I am so excited that the International Quilt Market in Houston is starting soon. I so wish I could go, but it is only open to trades people. What it does mean, though, is that fabric designers will be debuting their new collections and I can't wait to see them! I follow several sewing/fabric blogs and I am hoping they post lots of pictures. They are always inspirational, especially with the holidays fast approaching.

Tuesday, October 6, 2009

Tired of Religion

Lately I am finding myself in a deep funk about religion. I am just tired of it. I am tired of thinking about it and debating it and pondering it. I just don't care. I know a lot of this feeling has to do with how things ended at my last church. I feel burned out from devoting so much time to something I felt was important only to feel like it was all for naught. I can't say that the nine years was wasted, I did receive a lot of benefits and I hope that I made some sort of impact, but I am very reluctant to put out that much effort again. It has just reminded me that ministers, priests, clergy are just as human as me or you. They have no special divinity and, really, not a whole lot of extra insight. I am having a difficult time justifying going to services, when I get as much self-reflection reading at home. I don't want to make connections only to have them broken when I can't support the leadership. I am angry that despite all my work and trying for improvement, I am the one who has to leave. It is very hard to commit again. I just don't see the point.

Sunday, October 4, 2009

Reunion Update

Last night was the big reunion night at my house. Despite everyone being late because they got lost trying to find my house (we are that far north), the evening went off without a glitch. We had a really good time. Thankfully, all our kids got along and were pretty much out of sight the whole night running around and having fun. It was just so weird to have four other people from Cedar Falls sitting in my living room. I hadn't seen most of them in eighteen years! It is crazy that that much time has gone by. It was fun to hear about everyone's adjustment to St. Louis. We all had been confused by the term "hoosier". I remember when Husband first used that term to describe a stranger. I asked him how he knew they were from Indiana. Evidently, in St. Louis, it is a term equivalent to redneck. Not particularly flattering. Another friend had been completely confused by the term "depressed section" on the traffic reports. She couldn't figure out why they kept saying this area is depressed.* We also talked about the age old question, "where did you got to high school" that St. Louisians are so fond of asking. When you grow up in a one high school town, it is pretty much a question never asked.

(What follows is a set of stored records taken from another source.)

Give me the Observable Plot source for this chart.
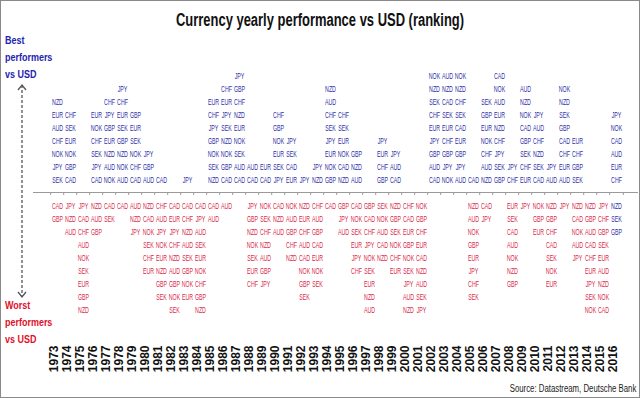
<!DOCTYPE html>
<html><head><meta charset="utf-8">
<script src="https://cdn.jsdelivr.net/npm/d3@7"></script>
<script src="https://cdn.jsdelivr.net/npm/@observablehq/plot@0.6"></script>
<style>
html,body{margin:0;padding:0;background:#fff;}
#wrap{position:relative;width:640px;height:398px;overflow:hidden;font-family:"Liberation Sans",Arial,sans-serif;}
#frame{position:absolute;left:0;top:0;width:638px;height:396px;border:1px solid #8a8a8a;pointer-events:none;}
#title{position:absolute;left:0;top:9px;width:640px;text-align:center;font-weight:bold;font-size:18px;line-height:22px;color:#111;transform:scaleX(0.72);transform-origin:320px 0;white-space:nowrap;}
.side{position:absolute;left:5px;font-weight:bold;font-size:11.5px;line-height:17px;transform:scaleX(0.78);transform-origin:0 0;white-space:nowrap;}
#best{top:32px;color:#2323b0;}
#worst{top:297px;color:#e0102a;}
#source{position:absolute;right:4px;top:383px;font-size:10px;color:#222;transform:scaleX(0.78);transform-origin:100% 0;white-space:nowrap;}
#arrow{position:absolute;left:15px;top:82px;}
#chart{position:absolute;left:0;top:0;}
</style></head>
<body><div id="wrap">
<div id="chart"></div>
<div id="title">Currency yearly performance vs USD (ranking)</div>
<div class="side" id="best">Best<br>performers<br>vs USD</div>
<div class="side" id="worst">Worst<br>performers<br>vs USD</div>
<svg id="arrow" width="14" height="218"><g stroke="#555" fill="none" stroke-width="1.3"><line x1="7" y1="3" x2="7" y2="215" stroke-dasharray="3,2"/><polyline points="3,8 7,3 11,8"/><polyline points="3,210 7,215 11,210"/></g></svg>
<div id="source">Source: Datastream, Deutsche Bank</div>
<div id="frame"></div>
</div>
<script>
const years = [1973,1974,1975,1976,1977,1978,1979,1980,1981,1982,1983,1984,1985,1986,1987,1988,1989,1990,1991,1992,1993,1994,1995,1996,1997,1998,1999,2000,2001,2002,2003,2004,2005,2006,2007,2008,2009,2010,2011,2012,2013,2014,2015,2016];
// currencies above the line, best first
const above = [
"NZD EUR AUD CHF NOK JPY SEK","CHF SEK EUR NOK GBP CAD","","EUR NOK CHF SEK JPY CAD",
"CHF JPY GBP EUR NZD AUD NOK","JPY CHF EUR SEK GBP NZD NOK AUD","GBP EUR SEK NOK CHF CAD","JPY GBP AUD",
"CAD","","JPY","",
"EUR CHF JPY GBP NOK SEK NZD","CHF EUR JPY SEK NZD NOK GBP CAD","JPY GBP CHF NZD EUR NOK SEK AUD CAD","AUD CAD",
"EUR CAD","CHF GBP NOK EUR SEK JPY","JPY SEK CAD EUR","JPY",
"JPY NZD","NZD AUD CHF SEK JPY EUR NOK GBP","CHF SEK EUR NOK CAD NZD","GBP NZD AUD",
"","JPY EUR CHF GBP","JPY AUD CAD","",
"","NOK NZD SEK CHF EUR JPY GBP AUD CAD","AUD NZD CAD SEK EUR CHF GBP JPY NOK","NOK NZD CHF SEK CAD EUR GBP JPY AUD",
"CAD","SEK GBP EUR NOK CHF AUD NZD","CAD NOK AUD EUR NZD CHF JPY SEK GBP","JPY CHF",
"AUD NZD NOK CAD GBP SEK CHF EUR","JPY AUD CHF NZD SEK CAD","JPY AUD","NOK NZD SEK GBP CAD CHF EUR AUD",
"EUR CHF GBP SEK","","","JPY NOK CAD AUD EUR CHF"];
// currencies below the line, from the line down to the worst
const below = [
"CAD GBP","JPY NZD AUD","JPY CAD CHF AUD NOK SEK EUR GBP NZD","NZD AUD GBP",
"CAD SEK","CAD","AUD NZD JPY","NZD CAD NOK SEK CHF EUR",
"CHF AUD JPY NOK EUR NZD GBP SEK","CAD EUR JPY CHF NZD AUD GBP NOK SEK","CAD CHF NZD AUD SEK GBP NOK EUR","CAD JPY AUD SEK EUR NOK CHF GBP NZD",
"CAD AUD","AUD","","JPY GBP NZD NOK SEK EUR CHF",
"NOK SEK CHF NZD AUD GBP JPY","CAD NZD AUD","NOK AUD GBP CHF NZD","NZD EUR CHF AUD CAD NOK GBP SEK",
"CHF AUD GBP CAD EUR NOK SEK","CAD","GBP JPY AUD","CAD NOK SEK EUR JPY CHF",
"GBP CAD CHF JPY NOK SEK EUR NZD AUD","SEK NOK AUD CAD NZD","NZD GBP SEK NOK CHF EUR","CHF CAD EUR GBP NOK SEK JPY AUD NZD",
"NOK GBP CHF EUR CAD NZD AUD SEK JPY","","","",
"NZD AUD NOK GBP EUR JPY CHF SEK","CAD JPY","","EUR SEK CAD AUD NOK NZD GBP",
"JPY","NOK GBP EUR","NZD GBP CHF CAD SEK NOK EUR","JPY",
"NZD CAD NOK AUD JPY","NZD GBP AUD CAD CHF EUR JPY SEK NOK","JPY CHF GBP SEK EUR AUD NZD NOK CAD","NZD SEK GBP"];
// years whose below-line currencies still rose vs USD (shown in blue)
const positiveBelowYears = [2016];
const slots = [9,8,7,6,5,4,3,2,1,0,-1,-2,-3,-4,-5,-6,-7,-8,-9];

const BLUE = "#2e2ea6", RED = "#d8284a";
const yearKeys = years.map(String);
const cells = [];
years.forEach((yr, i) => {
  const up = above[i] ? above[i].split(" ") : [];
  const dn = below[i] ? below[i].split(" ") : [];
  up.forEach((c, j) => cells.push({year: String(yr), slot: up.length - j, cur: c, pos: true}));
  dn.forEach((c, j) => cells.push({year: String(yr), slot: -(j + 1), cur: c, pos: positiveBelowYears.includes(yr)}));
});

const chart = Plot.plot({
  width: 640, height: 398,
  marginLeft: 42, marginRight: 10, marginTop: 66, marginBottom: 80,
  style: {background: "transparent", fontFamily: "'Liberation Sans', Arial, sans-serif"},
  x: {type: "point", domain: yearKeys, axis: null},
  y: {type: "point", domain: slots, axis: null},
  marks: [
    Plot.ruleY([0], {stroke: "#9a9a9a", strokeWidth: 1, insetLeft: -9, insetRight: -8}),
    Plot.ruleX(yearKeys, {x: d => d, y1: 0, y2: 0, dx: -6.8, stroke: "#9a9a9a", insetBottom: -3}),
    Plot.ruleX(yearKeys.slice(-1), {x: d => d, y1: 0, y2: 0, dx: 6.8, stroke: "#9a9a9a", insetBottom: -3}),
    Plot.text(cells.filter(d => d.pos), {x: "year", y: "slot", text: "cur", fill: BLUE, fontSize: 6.3}),
    Plot.text(cells.filter(d => !d.pos), {x: "year", y: "slot", text: "cur", fill: RED, fontSize: 6.3}),
    Plot.text(yearKeys, {x: d => d, frameAnchor: "bottom", dy: 27, text: d => d, rotate: -90, textAnchor: "end", fontWeight: "bold", fontSize: 12, fill: "#111"})
  ]
});
document.getElementById("chart").appendChild(chart);
// condensed look of the original labels: narrow, tall glyphs
chart.querySelectorAll("text").forEach(t => {
  if (!/^[A-Z]{3}$/.test(t.textContent.trim())) return;
  const tx = t.getAttribute("x"), ty = t.getAttribute("y");
  if (tx !== null && ty !== null) {
    const x = parseFloat(tx), y = parseFloat(ty);
    t.setAttribute("transform", `translate(${x},${y}) scale(0.84,1.5) translate(${-x},${-y})`);
  } else {
    t.setAttribute("transform", (t.getAttribute("transform") || "") + " scale(0.84,1.5)");
  }
});
</script>
</body></html>
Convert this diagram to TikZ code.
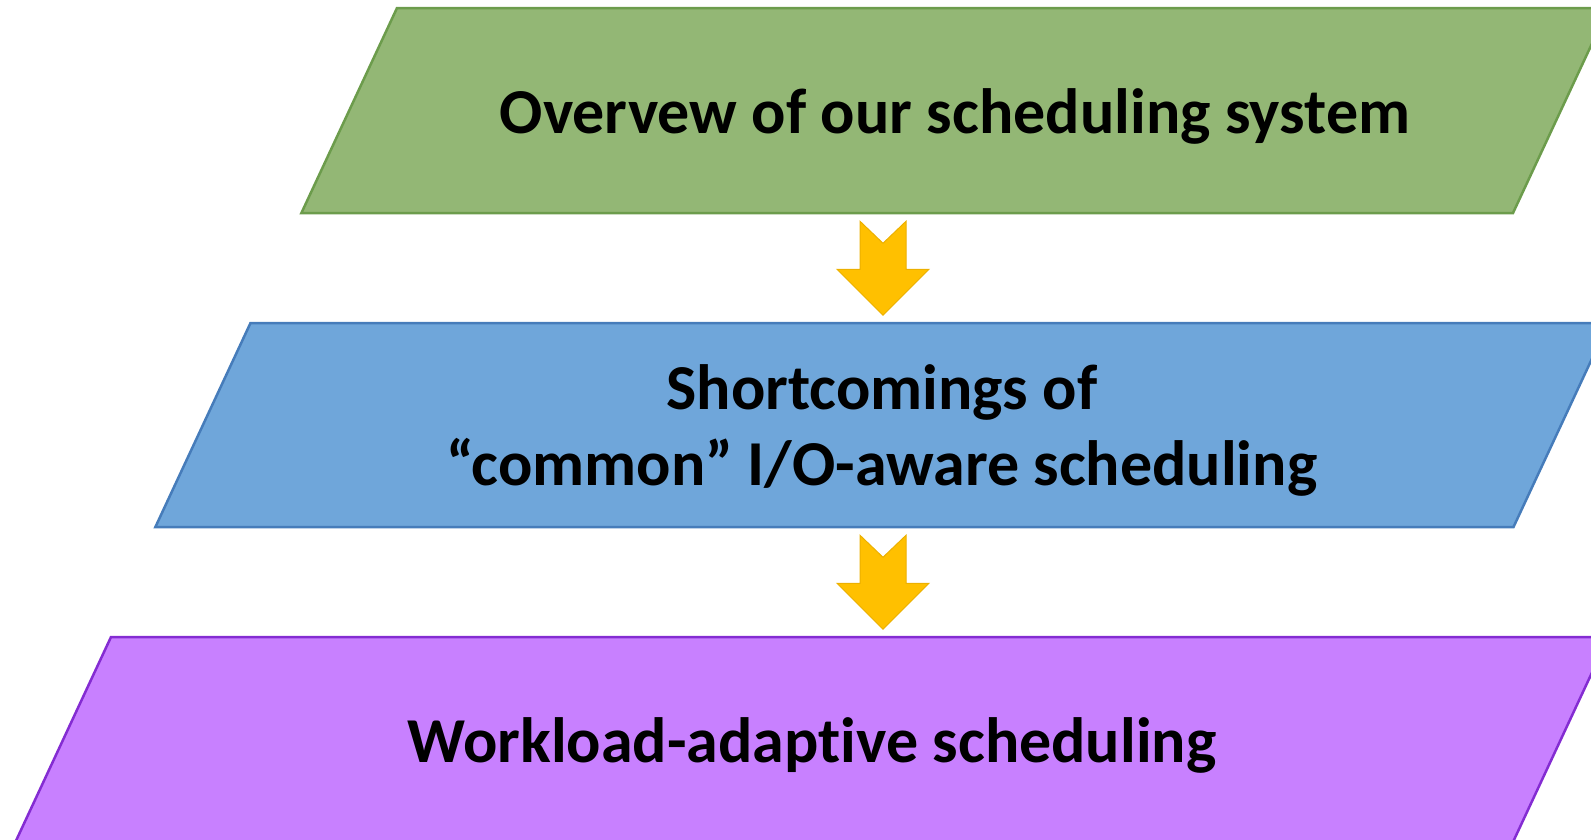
\documentclass[tikz,border=0pt]{standalone}
\usepackage{fontspec}
\setmainfont{Carlito}[Ligatures=NoCommon]
\usetikzlibrary{shapes.geometric,calc}

\definecolor{overviewfill}{RGB}{147,183,117}
\definecolor{overviewline}{RGB}{108,156,76}
\definecolor{shortfill}{RGB}{111,166,218}
\definecolor{shortline}{RGB}{70,124,186}
\definecolor{adaptfill}{RGB}{200,128,255}
\definecolor{adaptline}{RGB}{132,44,210}
\definecolor{arrowgold}{RGB}{255,192,0}
\definecolor{arrowedge}{RGB}{236,176,0}

\tikzset{
  stage/.style={trapezium, trapezium left angle=65, trapezium right angle=115,
                line width=2.5pt, inner xsep=0pt, inner ysep=80pt,
                text height=45pt, text depth=0pt, align=flush center,
                font=\fontsize{64}{76}\selectfont\bfseries},
  downarrow/.style={fill=arrowgold, draw=arrowedge, line width=1pt, line join=miter}
}

\begin{document}
\begin{tikzpicture}[x=1pt, y=-1pt]
  \clip (0,0) rectangle (1591,839);

  % the three stages, the right side runs off the page
  \node[stage, fill=overviewfill, draw=overviewline, text width=1116pt]
        (overview) at (955,110.5) {Overvew of our scheduling system};
  \node[stage, fill=shortfill, draw=shortline, text width=1263pt,
        text depth=76pt, inner ysep=41.5pt]
        (short) at (882,425) {Shortcomings of\\``common'' I/O-aware scheduling};
  \node[stage, fill=adaptfill, draw=adaptline, text width=1402pt]
        (adapt) at (812,739.5) {Workload-adaptive scheduling};

  % notched block arrows between the stages
  \foreach \from in {overview,short} {
    \coordinate (\from-tail) at ($(\from.south -| short.center)+(1,7)$);
    \draw[downarrow] (\from-tail) ++(-23,0) -- ++(23,22) -- ++(23,-22)
      -- ++(0,48) -- ++(23,0) -- ++(-46,46) -- ++(-46,-46) -- ++(23,0) -- cycle;
  }
\end{tikzpicture}
\end{document}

It was interesting to discover the roundabout ways people landed in St. Louis (work, school, marriage). Most of us did not grow up thinking we would be here. Many of the kids I was friends with ended up in Minneapolis - which is exactly where I thought I would be. Three of us have been married thirteen years. The other two are single and never been married. We all seemed to be doing really well, which was nice to see. It was fascinating to see how we had all matured and become "responsible" adults. Our former eighteen year old selves would occasionally peek through, but, wow, we have grown up.

*It actually refers to a section of a highway that is lower (depressed) then the rest of it.

Thursday, October 1, 2009

It is all in the Fit

A friend has two autistic boys. They go to a public school that requires them to wear uniforms. Due to the medication one of them is on, he has gained a lot of weight in the last year. The mom had to quickly buy some new pants, based on his waist measurement, and hope for the best. Well, Monday dawned quite chilly and her son went to put them on. They were way, way too long. Even with rolling them, they just didn't fit. She convinced him to wear shorts and later was told he had had a rough day. Since she doesn't sew, she asked if I would hem them. I said, "of course!" After taking them up quite a bit, I returned them. The next day she told me that it made all the difference. He had had a great day. Clothes really do make the man! (I am just glad I could help in some small way.)